When you have a large team translating a large project in different ways you normally need one or two editors to go through the entire thing to smooth it over. Not eight, possibly focusing on their own segments and not the larger picture.
Then play testing the localization! Actually checking the localization in context of the game dramatically improves the quality. I’d be surprised if Atlus didn’t do this. But if they did I’d be surprised that they let so many errors slip through!
The final product shows that seems this final segment of QA – having someone play through the localization of the game – was possibly skipped. Or at least done very poorly!
Not Enough Time?
Persona 5’s initial release in Japanese was on September 15, 2016. This was followed by the international release on April 4, 2017, almost 7 months later.
Editor Nich Maragos laid out the timeline for a localization project at Atlus quoting around 4.5 to 9.5 months! (Source: Endgadget.) So 7 months would have fit into this time frame.
But as Persona is one of their bigger projects I wonder if scheduling issues or hiccups along the way messed with timing. It’s entirely possible that the localization had to be rushed and some QA was missed.
Not Enough Money?
Budgeting issues can also cause an issue for projects. Not enough funds to hire the right people or pay for longer hours means cuts need to go somewhere.
Also when the project you’re working on isn’t guaranteed to succeed in the market you’re translating for it’s tempting to play safe and keep the budget low. Let’s be honest, P5 is pretty niche compared to other Japanese games.
If you’re working on a huge project with a tight deadline and your boss says to avoid working overtime, you’re probably going to just skim read rather than double check everything.
It is entirely possible that people on the translation and/or editing team highlighted the aforementioned translation mistakes. I can easily see someone reporting a translation error to their superior, then their superior or even higher decides not to do anything about it. It’s a common occurrence in most businesses where that one person (often high up) decides something is too much work.
Yu Namba himself has said how he’s not just the project manager but oversees everything “from text translation, to voice recording, to quality assurance.” And that he “can’t save everything from the game—the smallest of the small side quests might not make it through— but the main story line, the main plot, I make sure I understand it fully before moving forward.” (Siliconera 2015 Interview)
In other words he has so much going on that ‘small side quests’ might not make it through QA…
If that’s the case, and they’re aware that errors may slip through, wouldn’t it be best to hire someone to oversee those areas he doesn’t have time for?

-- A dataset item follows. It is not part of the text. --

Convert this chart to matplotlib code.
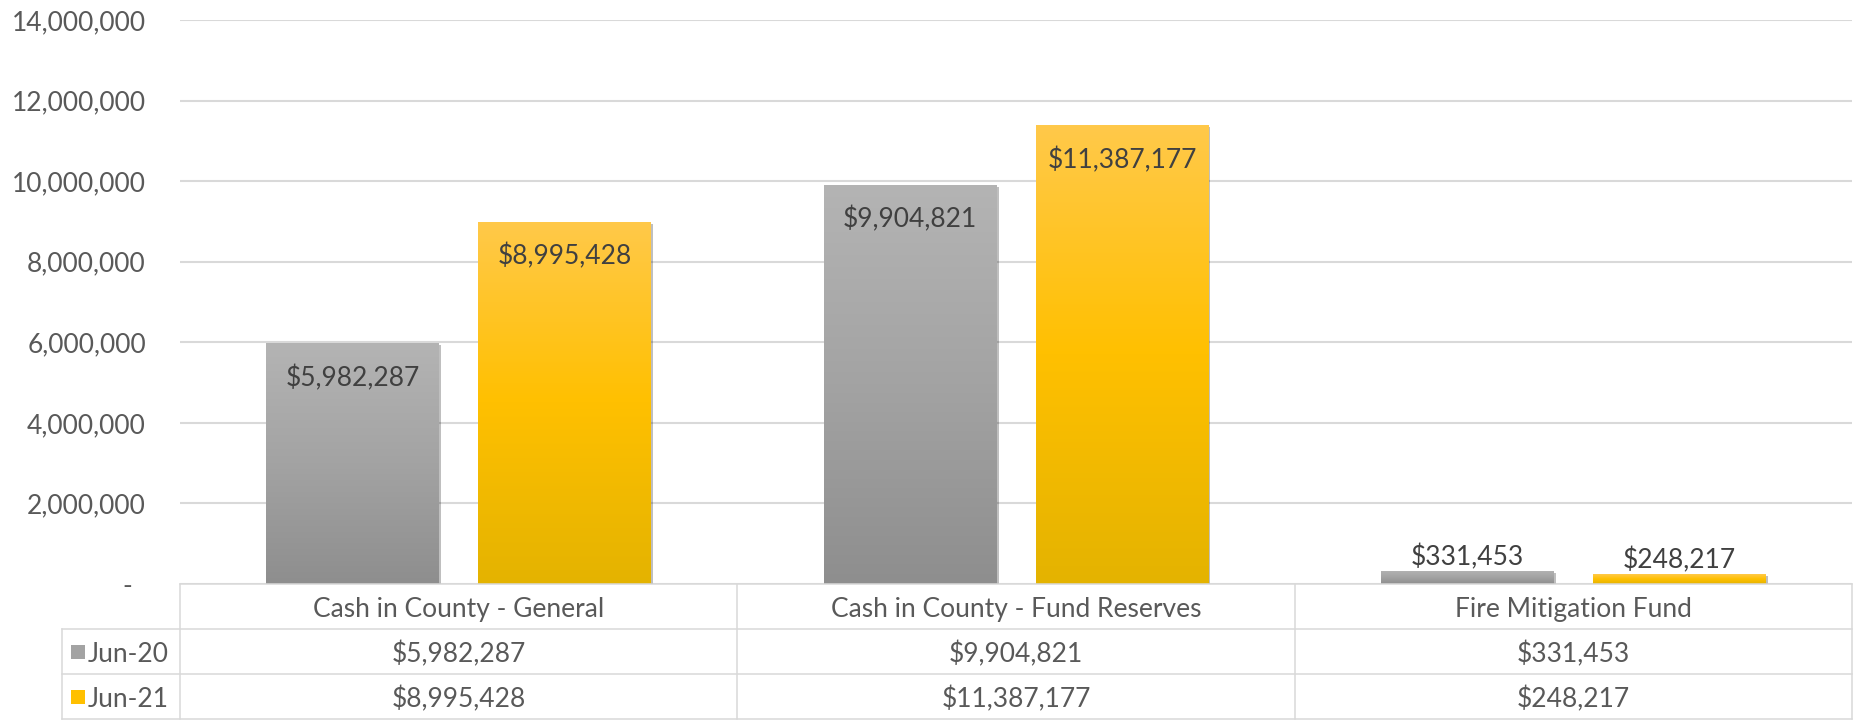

What Can Localization Companies
Learn From This?
Much of the above are speculations. Atlus aren’t going to release trade secrets and back-end drama to the public. However, they are highly likely situations that can happen on any localization project.
I think it’s incredibly important to learn from one’s (and others) mistakes. Persona 5 overall was a fantastic game, but it’s localization was undoubtedly questionable at parts.
I think it’s clear from the overall feedback from localizers and non-localizers alike: DON’T SKIMP ON THE QA!
I’ve discussed this before but a poor localization can make a huge impact on an otherwise excellent game. It’s a huge disappointment to fans and reflects badly on the company as a whole.
It’s important to delegate work, but don’t have too many people trying to call the shots.
Hire people who are dedicated to making the best product possible. If someone has a “I guess that’ll do” attitude, you probably don’t want them on your team.
Invest the time and money in something perfect! Even if it means pushing back the release date, the fans will be happier with a more polished end product.
We still can’t say for certain what happened with Persona 5, but I hope more gaming companies realize the importance of a good localization.